Even if he’s right about that — which is insultingly wrong, but even if he was right — it’s the objective! The objective is to get these people to stand up and defend themselves, and they’re doing it. So he’s gotta make sure that that’s not seen as anything successful. Here’s the fourth law from Lieutenant Colonel David Galula. The fourth law: ‘Seldom is the material superiority of the counterinsurgent so great that he can literally saturate the entire territory. The means required to destroy or expel the main guerrilla forces, to control the population, and to win its support are such that, in most cases, the counterinsurgent will be obliged to concentrate his efforts area by area,’ province by province! You can’t go countrywide. You have to go province by province and this is why it’s going to take another year-and-a-half, perhaps, and it’s succeeding. Anbar you used to not be able to go to. Now the president can fly in there, bring his war team, his war cabinet. Maliki can go up there, and they can have a peaceful meeting. It was Anbar, by the way, that Democrats are saying six months ago was proof we lost! I’m telling you, folks, if any of you ever vote for Democrats with national security on the table, you deserve whatever lack of protection you get. These people are demonstrating they cannot be trusted, that they have no interest in US national security, and that they do not take this enemy seriously in any way, shape, manner, or form.

There are other enemies we face out there other than Islamofascists, by the way. We have to keep this in mind, too. Our only enemy these days is not a bunch of terrorists. We have a lunatic down in Venezuela. We’ve got instability all over Central America. Who knows when the ChiComs might ever do something. So you never know about these things. The Iranians are a whole different matter. Who knows? Russians are flying their Bear bombers all over the place. We are a great nation at risk in a dangerous world, and we need the right kind of people with proper temperament and understanding and willingness to face this threat, leading the country. Right now, there’s not one Democrat presidential candidate who inspires any confidence whatsoever in me, that that threat or these series of threats will even be taken seriously. Finally, in the fourth law, from Lieutenant Colonel Galula: ‘Destruction of the rebel forces,’ the destruction of Al-Qaeda, ‘and occupation of the geographic terrain led us nowhere,’ he’s talking about in Algeria, ‘as long as we did not control and get the support of the population.’ Well, play sound bite 15 again. Play cut 15. You tell me if it sounds like we’ve gotten the support of the population.
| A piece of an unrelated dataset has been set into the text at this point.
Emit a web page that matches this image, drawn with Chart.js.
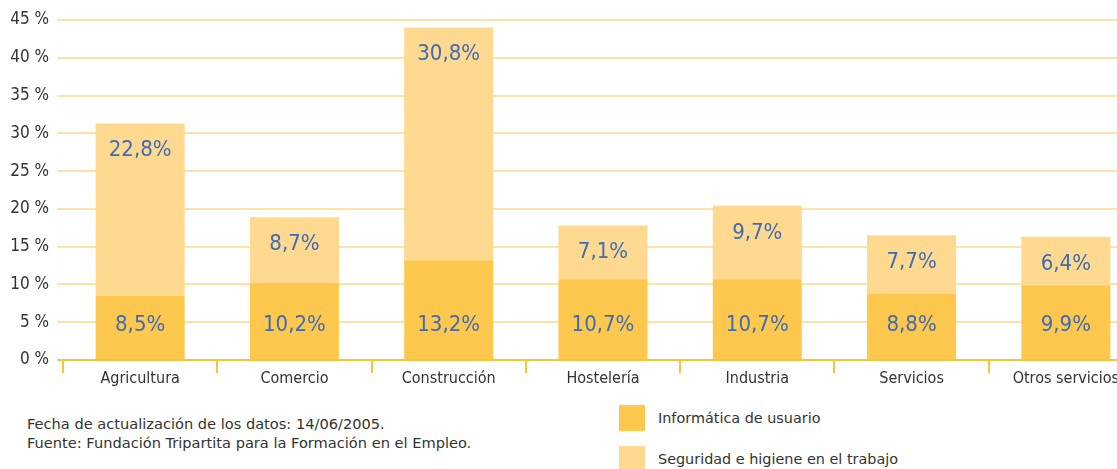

SCHUMER: The violence in Anbar has gone down despite the surge, not because of the surge. The inability of American soldiers to protect these tribes from Al-Qaeda said to these tribes, ‘We have to fight Al-Qaeda ourselves.’ It wasn’t that the surge brought peace here. It was that the warlords took peace here, created a temporary peace here.

RUSH: It’s not even going to last. It’s so fragile, it’s not even going to last. The warlords are no good. They’re just a bunch of incompetents along with the US military. It sounds to me like if the ‘warlords,’ as he wants to refer to them, are standing up and defeating Al-Qaeda. I wonder how they were able to do this, by the way. Somebody ask Senator Schumer, ‘How the hell were they able to do this?’ If they’ve been able to do it all along, why didn’t they do it first? Could it be, Senator Schumer, they couldn’t do it until we got there? (Gasp!) I wonder if that’s possible, Senator Schumer. Let me ask you another question, folks. This sound bite from Senator Schumer, on a scale of one to ten, how would you rate it as better or worse or more harmful and damaging than George Allen’s ‘macaca’ comment? George Allen’s macaca comment, for which he lost a Senate seat and for which the Drive-By Media led by the Washington Post hounded him out of office, was zilch, zero, nada on the meter, compared to the outrage, the damage, the danger, and the treasonous comments here of Senator Schumer, compared to macaca, and yet a Republican who utters the word macaca gets roasted, tarred and feathered out of the US Senate! The Drive-By Media ignores Senator Schumer’s words, proving that media bias is not just what they cover, but also what they ignore.